SET TASK: Reproduce the listing exactly and skip over any pictures.

SUPPLIED RECORDS:
________________________________________
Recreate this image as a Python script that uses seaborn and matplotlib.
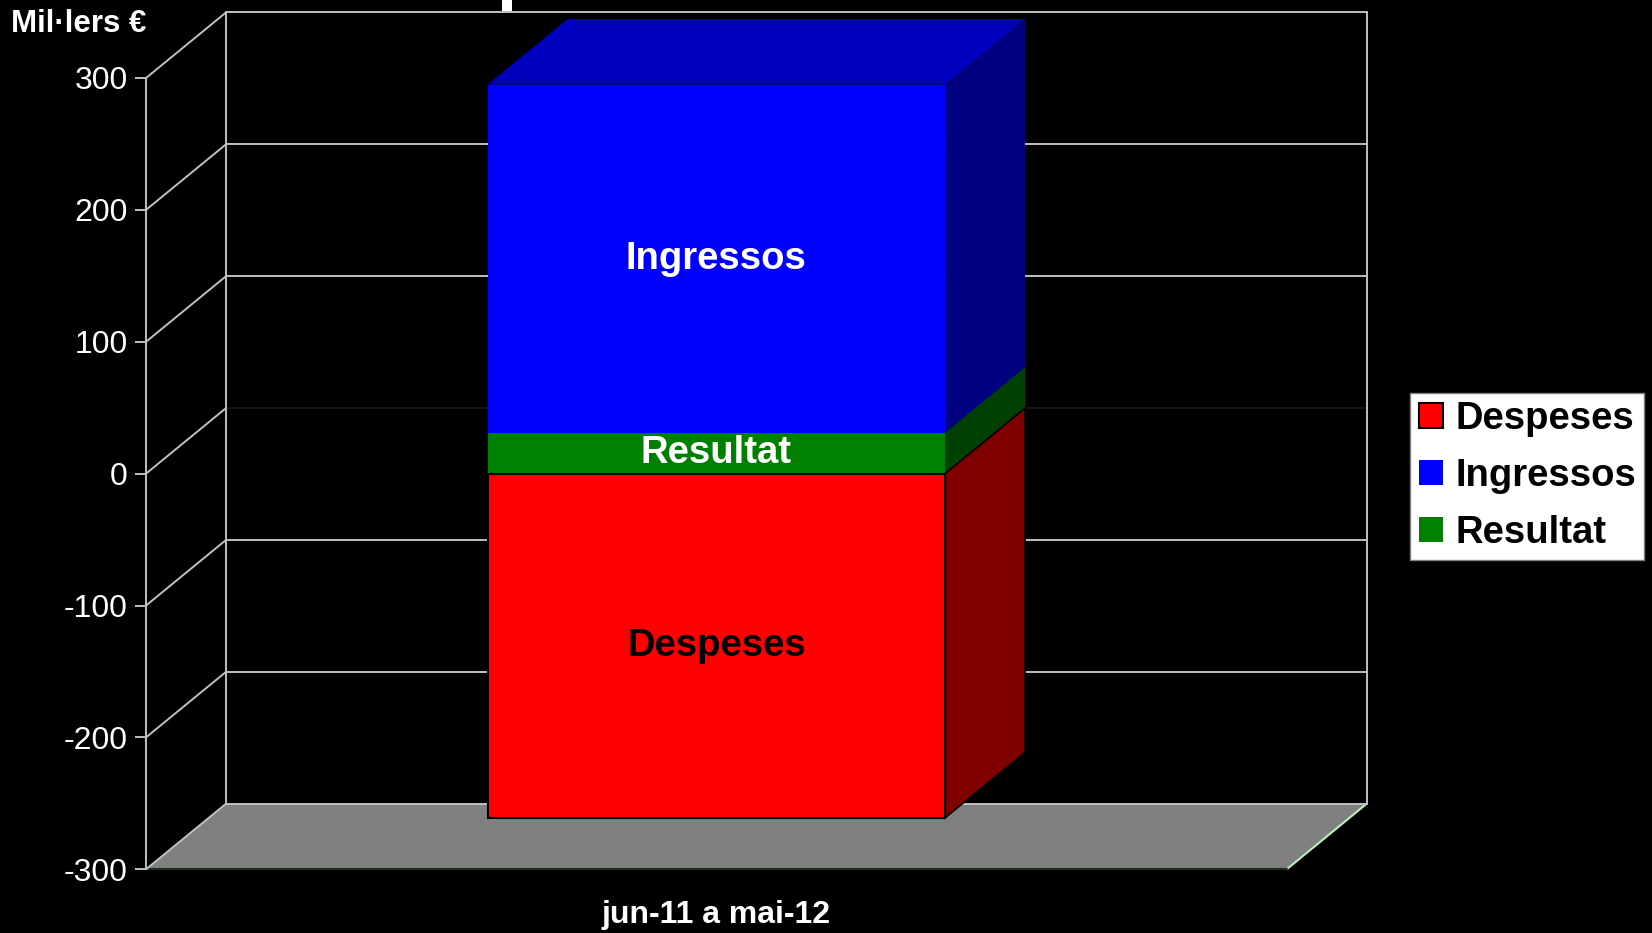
import matplotlib.pyplot as plt
import seaborn as sns
import pandas as pd
from matplotlib.patches import Polygon, Patch, Rectangle

# Dades (milers d'euros), barres superposades
periode = ["jun-11 a mai-12"]
despeses = [-261]
ingressos = [295]
resultat = [31]

series = ["Despeses", "Ingressos", "Resultat"]
yticks = [-300, -200, -100, 0, 100, 200, 300]

df = pd.DataFrame({"periode": periode, "Despeses": despeses,
                   "Ingressos": ingressos, "Resultat": resultat})

colors = {"Despeses": "#ff0000", "Ingressos": "#0000ff", "Resultat": "#008000"}
side_colors = {"Despeses": "#800000", "Ingressos": "#000080", "Resultat": "#004000"}
top_colors = {"Ingressos": "#0000c0"}
label_colors = {"Despeses": "black", "Ingressos": "white", "Resultat": "white"}

sns.set_theme(style="dark", rc={"axes.facecolor": "black", "figure.facecolor": "black"})
plt.rcParams['font.family'] = ['Liberation Sans', 'DejaVu Sans']

fig = plt.figure(figsize=(16.52, 9.33), dpi=100, facecolor='black')
ax = fig.add_axes([0.0884, 0.0683, 0.6905, 0.8481])
ax.set_facecolor('none')

ymin, ymax = -300, 300
x0, x1 = -0.5, 0.5
dx, dy = 0.0701, 49.7   # profunditat de l'efecte 3D
bw = 0.401
grid = '#c0c0c0'

# terra
ax.add_patch(Polygon([(x0, ymin), (x1, ymin), (x1 + dx, ymin + dy), (x0 + dx, ymin + dy)],
                     closed=True, fc='#808080', ec='none', clip_on=False, zorder=1))
ax.plot([x1, x1 + dx], [ymin, ymin + dy], color='#b8f0b8', lw=1.5, clip_on=False, zorder=2)
ax.plot([x0, x1], [ymin, ymin], color='#1e2e1e', lw=1.5, clip_on=False, zorder=2)

# parets i linies de graella
for v in yticks:
    ax.plot([x0, x0 + dx], [v, v + dy], color=grid, lw=1.4, clip_on=False, zorder=2)
    ax.plot([x0 + dx, x1 + dx], [v + dy, v + dy], color='#161616' if v == 0 else grid,
            lw=1.4, clip_on=False, zorder=2)
for xx in (x0 + dx, x1 + dx):
    ax.plot([xx, xx], [ymin + dy, ymax + dy], color=grid, lw=1.4, clip_on=False, zorder=2)

# cares laterals i superiors de les barres
xl, xr = -bw / 2, bw / 2
for name in ["Ingressos", "Resultat", "Despeses"]:
    v = df[name].iloc[0]
    ec = 'black' if name == "Despeses" else 'none'
    ax.add_patch(Polygon([(xr, 0), (xr + dx, dy), (xr + dx, v + dy), (xr, v)], closed=True,
                         fc=side_colors[name], ec=ec, lw=1.2, clip_on=False, zorder=3))
    if name in top_colors:
        ax.add_patch(Polygon([(xl, v), (xr, v), (xr + dx, v + dy), (xl + dx, v + dy)], closed=True,
                             fc=top_colors[name], ec='none', clip_on=False, zorder=3))

# cares frontals
for name in ["Ingressos", "Resultat", "Despeses"]:
    sns.barplot(data=df, x="periode", y=name, color=colors[name], saturation=1, width=bw,
                edgecolor='black' if name == "Despeses" else 'none', linewidth=1.5,
                zorder=4, ax=ax)

# etiquetes dins les barres
mids = {"Ingressos": (resultat[0] + ingressos[0]) / 2, "Resultat": resultat[0] / 2,
        "Despeses": despeses[0] / 2}
for name in series:
    ax.text(0, mids[name], name, ha='center', va='center', color=label_colors[name],
            fontsize=27.5, fontweight='bold', zorder=5)

ax.set_xlim(x0, x1)
ax.set_ylim(ymin, ymax)
ax.set_yticks(yticks)
ax.set_yticklabels([str(t) for t in yticks])
ax.set_xlabel("")
ax.set_ylabel("")
ax.grid(False)
for s in ["top", "right", "bottom"]:
    ax.spines[s].set_visible(False)
ax.spines["left"].set_color(grid)
ax.spines["left"].set_linewidth(1.4)
ax.tick_params(axis='y', left=True, length=8, width=1.4, color=grid, pad=5,
               labelsize=23, labelcolor='white')
ax.tick_params(axis='x', length=0, pad=22, labelsize=23, labelcolor='white')
for lab in ax.get_xticklabels():
    lab.set_fontweight('bold')

fig.text(10.7 / 1652, 1 - 31.7 / 933, "Mil·lers €", color='white', fontsize=22.5,
         fontweight='bold', ha='left', va='baseline')
fig.patches.append(Rectangle((502 / 1652, 1 - 11 / 933), 10 / 1652, 11 / 933,
                             transform=fig.transFigure, fc='white', ec='none'))

handles = [Patch(fc=colors["Despeses"], ec='black', lw=1.5),
           Patch(fc=colors["Ingressos"], ec='none'),
           Patch(fc=colors["Resultat"], ec='none')]
fig.legend(handles, series, loc='center', bbox_to_anchor=(0.9246, 0.4895), frameon=True,
           fancybox=False, facecolor='white', edgecolor='#808080', framealpha=1,
           prop={'weight': 'bold', 'size': 27.5}, labelcolor='black',
           handlelength=0.63, handleheight=0.63, handletextpad=0.32,
           labelspacing=0.55, borderpad=0.22)

fig.savefig("out.png", dpi=100, facecolor='black')
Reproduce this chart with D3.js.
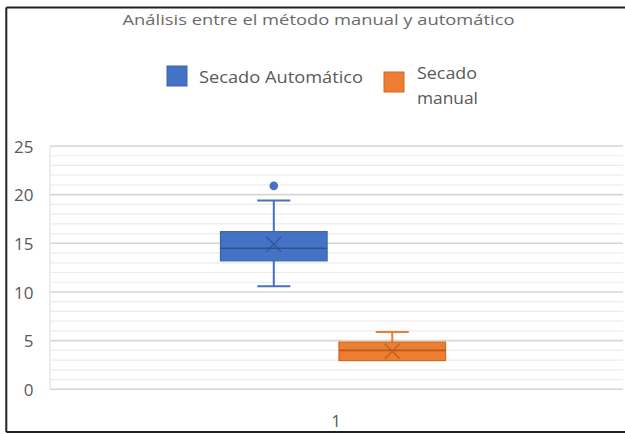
________________________________________
RESPONSE TO THE TASK:
Recreate this image as a Python script that uses seaborn and matplotlib.
import matplotlib.pyplot as plt
import seaborn as sns
import pandas as pd
from matplotlib.patches import Polygon, Patch, Rectangle

# Dades (milers d'euros), barres superposades
periode = ["jun-11 a mai-12"]
despeses = [-261]
ingressos = [295]
resultat = [31]

series = ["Despeses", "Ingressos", "Resultat"]
yticks = [-300, -200, -100, 0, 100, 200, 300]

df = pd.DataFrame({"periode": periode, "Despeses": despeses,
                   "Ingressos": ingressos, "Resultat": resultat})

colors = {"Despeses": "#ff0000", "Ingressos": "#0000ff", "Resultat": "#008000"}
side_colors = {"Despeses": "#800000", "Ingressos": "#000080", "Resultat": "#004000"}
top_colors = {"Ingressos": "#0000c0"}
label_colors = {"Despeses": "black", "Ingressos": "white", "Resultat": "white"}

sns.set_theme(style="dark", rc={"axes.facecolor": "black", "figure.facecolor": "black"})
plt.rcParams['font.family'] = ['Liberation Sans', 'DejaVu Sans']

fig = plt.figure(figsize=(16.52, 9.33), dpi=100, facecolor='black')
ax = fig.add_axes([0.0884, 0.0683, 0.6905, 0.8481])
ax.set_facecolor('none')

ymin, ymax = -300, 300
x0, x1 = -0.5, 0.5
dx, dy = 0.0701, 49.7   # profunditat de l'efecte 3D
bw = 0.401
grid = '#c0c0c0'

# terra
ax.add_patch(Polygon([(x0, ymin), (x1, ymin), (x1 + dx, ymin + dy), (x0 + dx, ymin + dy)],
                     closed=True, fc='#808080', ec='none', clip_on=False, zorder=1))
ax.plot([x1, x1 + dx], [ymin, ymin + dy], color='#b8f0b8', lw=1.5, clip_on=False, zorder=2)
ax.plot([x0, x1], [ymin, ymin], color='#1e2e1e', lw=1.5, clip_on=False, zorder=2)

# parets i linies de graella
for v in yticks:
    ax.plot([x0, x0 + dx], [v, v + dy], color=grid, lw=1.4, clip_on=False, zorder=2)
    ax.plot([x0 + dx, x1 + dx], [v + dy, v + dy], color='#161616' if v == 0 else grid,
            lw=1.4, clip_on=False, zorder=2)
for xx in (x0 + dx, x1 + dx):
    ax.plot([xx, xx], [ymin + dy, ymax + dy], color=grid, lw=1.4, clip_on=False, zorder=2)

# cares laterals i superiors de les barres
xl, xr = -bw / 2, bw / 2
for name in ["Ingressos", "Resultat", "Despeses"]:
    v = df[name].iloc[0]
    ec = 'black' if name == "Despeses" else 'none'
    ax.add_patch(Polygon([(xr, 0), (xr + dx, dy), (xr + dx, v + dy), (xr, v)], closed=True,
                         fc=side_colors[name], ec=ec, lw=1.2, clip_on=False, zorder=3))
    if name in top_colors:
        ax.add_patch(Polygon([(xl, v), (xr, v), (xr + dx, v + dy), (xl + dx, v + dy)], closed=True,
                             fc=top_colors[name], ec='none', clip_on=False, zorder=3))

# cares frontals
for name in ["Ingressos", "Resultat", "Despeses"]:
    sns.barplot(data=df, x="periode", y=name, color=colors[name], saturation=1, width=bw,
                edgecolor='black' if name == "Despeses" else 'none', linewidth=1.5,
                zorder=4, ax=ax)

# etiquetes dins les barres
mids = {"Ingressos": (resultat[0] + ingressos[0]) / 2, "Resultat": resultat[0] / 2,
        "Despeses": despeses[0] / 2}
for name in series:
    ax.text(0, mids[name], name, ha='center', va='center', color=label_colors[name],
            fontsize=27.5, fontweight='bold', zorder=5)

ax.set_xlim(x0, x1)
ax.set_ylim(ymin, ymax)
ax.set_yticks(yticks)
ax.set_yticklabels([str(t) for t in yticks])
ax.set_xlabel("")
ax.set_ylabel("")
ax.grid(False)
for s in ["top", "right", "bottom"]:
    ax.spines[s].set_visible(False)
ax.spines["left"].set_color(grid)
ax.spines["left"].set_linewidth(1.4)
ax.tick_params(axis='y', left=True, length=8, width=1.4, color=grid, pad=5,
               labelsize=23, labelcolor='white')
ax.tick_params(axis='x', length=0, pad=22, labelsize=23, labelcolor='white')
for lab in ax.get_xticklabels():
    lab.set_fontweight('bold')

fig.text(10.7 / 1652, 1 - 31.7 / 933, "Mil·lers €", color='white', fontsize=22.5,
         fontweight='bold', ha='left', va='baseline')
fig.patches.append(Rectangle((502 / 1652, 1 - 11 / 933), 10 / 1652, 11 / 933,
                             transform=fig.transFigure, fc='white', ec='none'))

handles = [Patch(fc=colors["Despeses"], ec='black', lw=1.5),
           Patch(fc=colors["Ingressos"], ec='none'),
           Patch(fc=colors["Resultat"], ec='none')]
fig.legend(handles, series, loc='center', bbox_to_anchor=(0.9246, 0.4895), frameon=True,
           fancybox=False, facecolor='white', edgecolor='#808080', framealpha=1,
           prop={'weight': 'bold', 'size': 27.5}, labelcolor='black',
           handlelength=0.63, handleheight=0.63, handletextpad=0.32,
           labelspacing=0.55, borderpad=0.22)

fig.savefig("out.png", dpi=100, facecolor='black')
Reproduce this chart with D3.js.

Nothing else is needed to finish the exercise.